AIM = Extract the lines of the material below, beginning with the first and ending with the line that holds "const b2 = brace(lamTilde". Skip every picture.

— start —

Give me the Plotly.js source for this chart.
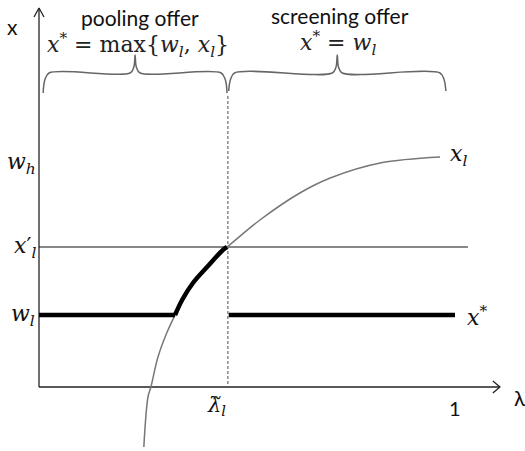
<!DOCTYPE html>
<html>
<head>
<meta charset="utf-8">
<script src="https://cdn.plot.ly/plotly-3.0.1.min.js"></script>
<style>
  html, body { margin: 0; padding: 0; background: #fff; }
  #chart { width: 525px; height: 451px; }
</style>
</head>
<body>
<div id="chart"></div>
<script>
// levels on the vertical axis
const wl = 0.72;       // w_l
const xlPrime = 1.40;  // x'_l
const wh = 2.24;       // w_h
const lamTilde = 0.454; // lambda tilde_l
const lamOne = 1.0;

// x_l curve
const curveLam = [0.252, 0.262, 0.269, 0.286, 0.308, 0.327, 0.344, 0.370, 0.404, 0.442, 0.452, 0.531, 0.627, 0.700, 0.820, 0.964];
const curveVal = [-0.60, -0.10, 0.00, 0.30, 0.55, 0.72, 0.87, 1.04, 1.20, 1.37, 1.40, 1.67, 1.94, 2.09, 2.24, 2.30];

// x* follows x_l between w_l and x'_l
const thickLam = [0.327, 0.344, 0.370, 0.404, 0.442, 0.452];
const thickVal = [0.72, 0.87, 1.04, 1.20, 1.37, 1.40];

const braceY = 3.14;   // flat part of the braces
const braceTip = 3.32; // middle point of a brace

function brace(x0, x1, yEnd) {
  const xm = (x0 + x1) / 2;
  return {
    x: [x0, x0 + 0.004, x0 + 0.014, xm - 0.012, xm - 0.003, xm, xm + 0.003, xm + 0.012, x1 - 0.014, x1 - 0.004, x1],
    y: [yEnd, braceY - 0.07, braceY, braceY, braceY + 0.06, braceTip, braceY + 0.06, braceY, braceY, braceY - 0.07, yEnd],
  };
}

function line(x, y, color, width, extra) {
  return {
    x: x, y: y, mode: 'lines', type: 'scatter',
    line: Object.assign({ color: color, width: width }, extra || {}),
    hoverinfo: 'skip',
  };
}

function label(x, y, text, size, family, anchor, color) {
  return {
    x: x, y: y, xref: 'x', yref: 'y', text: text, showarrow: false,
    xanchor: anchor || 'center', yanchor: 'middle',
    font: { size: size, family: family, color: color || '#111' },
  };
}

function drawChart() {
  const b1 = brace(0.010, lamTilde - 0.002, 2.94);
  const b2 = brace(lamTilde + 0.002, 0.978, 2.96);

  const traces = [
    // axes
    line([0, 0], [0, 3.79], '#222', 1.3),
    line([-0.012, 0, 0.012], [3.70, 3.79, 3.70], '#222', 1.3),
    line([0, 1.108], [0, 0], '#222', 1.3),
    line([1.091, 1.108, 1.091], [0.06, 0, -0.06], '#222', 1.3),
    // x'_l level
    line([0, 1.031], [xlPrime, xlPrime], '#111', 1.1),
    // lambda tilde
    line([lamTilde, lamTilde], [0.03, 2.92], '#777', 1.3, { dash: '3px,2px' }),
    // x_l curve
    line(curveLam, curveVal, '#777', 1.5, { shape: 'spline' }),
    // x*
    line([0, thickLam[0]], [wl, wl], '#000', 4.5),
    line(thickLam, thickVal, '#000', 4.5, { shape: 'spline' }),
    line([lamTilde + 0.002, lamOne], [wl, wl], '#000', 4.5),
    // braces
    line(b1.x, b1.y, '#666', 1.5, { shape: 'spline' }),
    line(b2.x, b2.y, '#666', 1.5, { shape: 'spline' }),
  ];

  const sans = 'Lato, "Open Sans", sans-serif';
  const serif = '"DejaVu Serif", "Liberation Serif", serif';

  const annotations = [
    label(-0.063, 3.61, 'x', 21, sans),
    label(-0.002, wh, '<i>w<sub>h</sub></i>', 22, serif, 'right'),
    label(-0.002, xlPrime, '<i>x</i>′<sub><i>l</i></sub>', 22, serif, 'right'),
    label(-0.005, wl, '<i>w<sub>l</sub></i>', 22, serif, 'right'),
    label(0.426, -0.19, '<i>λ̃<sub>l</sub></i>', 21, serif),
    label(lamOne, -0.21, '1', 20, sans),
    label(1.156, -0.10, 'λ', 21, sans),
    label(0.983, 2.32, '<i>x<sub>l</sub></i>', 22, serif, 'left'),
    label(1.024, 0.71, '<i>x</i><sup>*</sup>', 22, serif, 'left'),
    label(0.243, 3.70, 'pooling offer', 21, sans),
    label(0.238, 3.42, '<i>x</i><sup>*</sup> = max{<i>w<sub>l</sub></i>, <i>x<sub>l</sub></i>}', 22, serif, 'center', '#222'),
    label(0.724, 3.72, 'screening offer', 21, sans),
    label(0.719, 3.44, '<i>x</i><sup>*</sup> = <i>w<sub>l</sub></i>', 22, serif, 'center', '#222'),
  ];

  const layout = {
    width: 525,
    height: 451,
    margin: { l: 0, r: 0, t: 0, b: 0 },
    paper_bgcolor: '#fff',
    plot_bgcolor: '#fff',
    showlegend: false,
    xaxis: { range: [-0.09375, 1.16827], visible: false, fixedrange: true },
    yaxis: { range: [-0.64, 3.87], visible: false, fixedrange: true },
    annotations: annotations,
  };

  Plotly.newPlot('chart', traces, layout, { displayModeBar: false, staticPlot: true });
}

document.addEventListener('DOMContentLoaded', drawChart);
</script>
</body>
</html>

— end —

IN RESPONSE =
Give me the Plotly.js source for this chart.
<!DOCTYPE html>
<html>
<head>
<meta charset="utf-8">
<script src="https://cdn.plot.ly/plotly-3.0.1.min.js"></script>
<style>
  html, body { margin: 0; padding: 0; background: #fff; }
  #chart { width: 525px; height: 451px; }
</style>
</head>
<body>
<div id="chart"></div>
<script>
// levels on the vertical axis
const wl = 0.72;       // w_l
const xlPrime = 1.40;  // x'_l
const wh = 2.24;       // w_h
const lamTilde = 0.454; // lambda tilde_l
const lamOne = 1.0;

// x_l curve
const curveLam = [0.252, 0.262, 0.269, 0.286, 0.308, 0.327, 0.344, 0.370, 0.404, 0.442, 0.452, 0.531, 0.627, 0.700, 0.820, 0.964];
const curveVal = [-0.60, -0.10, 0.00, 0.30, 0.55, 0.72, 0.87, 1.04, 1.20, 1.37, 1.40, 1.67, 1.94, 2.09, 2.24, 2.30];

// x* follows x_l between w_l and x'_l
const thickLam = [0.327, 0.344, 0.370, 0.404, 0.442, 0.452];
const thickVal = [0.72, 0.87, 1.04, 1.20, 1.37, 1.40];

const braceY = 3.14;   // flat part of the braces
const braceTip = 3.32; // middle point of a brace

function brace(x0, x1, yEnd) {
  const xm = (x0 + x1) / 2;
  return {
    x: [x0, x0 + 0.004, x0 + 0.014, xm - 0.012, xm - 0.003, xm, xm + 0.003, xm + 0.012, x1 - 0.014, x1 - 0.004, x1],
    y: [yEnd, braceY - 0.07, braceY, braceY, braceY + 0.06, braceTip, braceY + 0.06, braceY, braceY, braceY - 0.07, yEnd],
  };
}

function line(x, y, color, width, extra) {
  return {
    x: x, y: y, mode: 'lines', type: 'scatter',
    line: Object.assign({ color: color, width: width }, extra || {}),
    hoverinfo: 'skip',
  };
}

function label(x, y, text, size, family, anchor, color) {
  return {
    x: x, y: y, xref: 'x', yref: 'y', text: text, showarrow: false,
    xanchor: anchor || 'center', yanchor: 'middle',
    font: { size: size, family: family, color: color || '#111' },
  };
}

function drawChart() {
  const b1 = brace(0.010, lamTilde - 0.002, 2.94);
  const b2 = brace(lamTilde + 0.002, 0.978, 2.96);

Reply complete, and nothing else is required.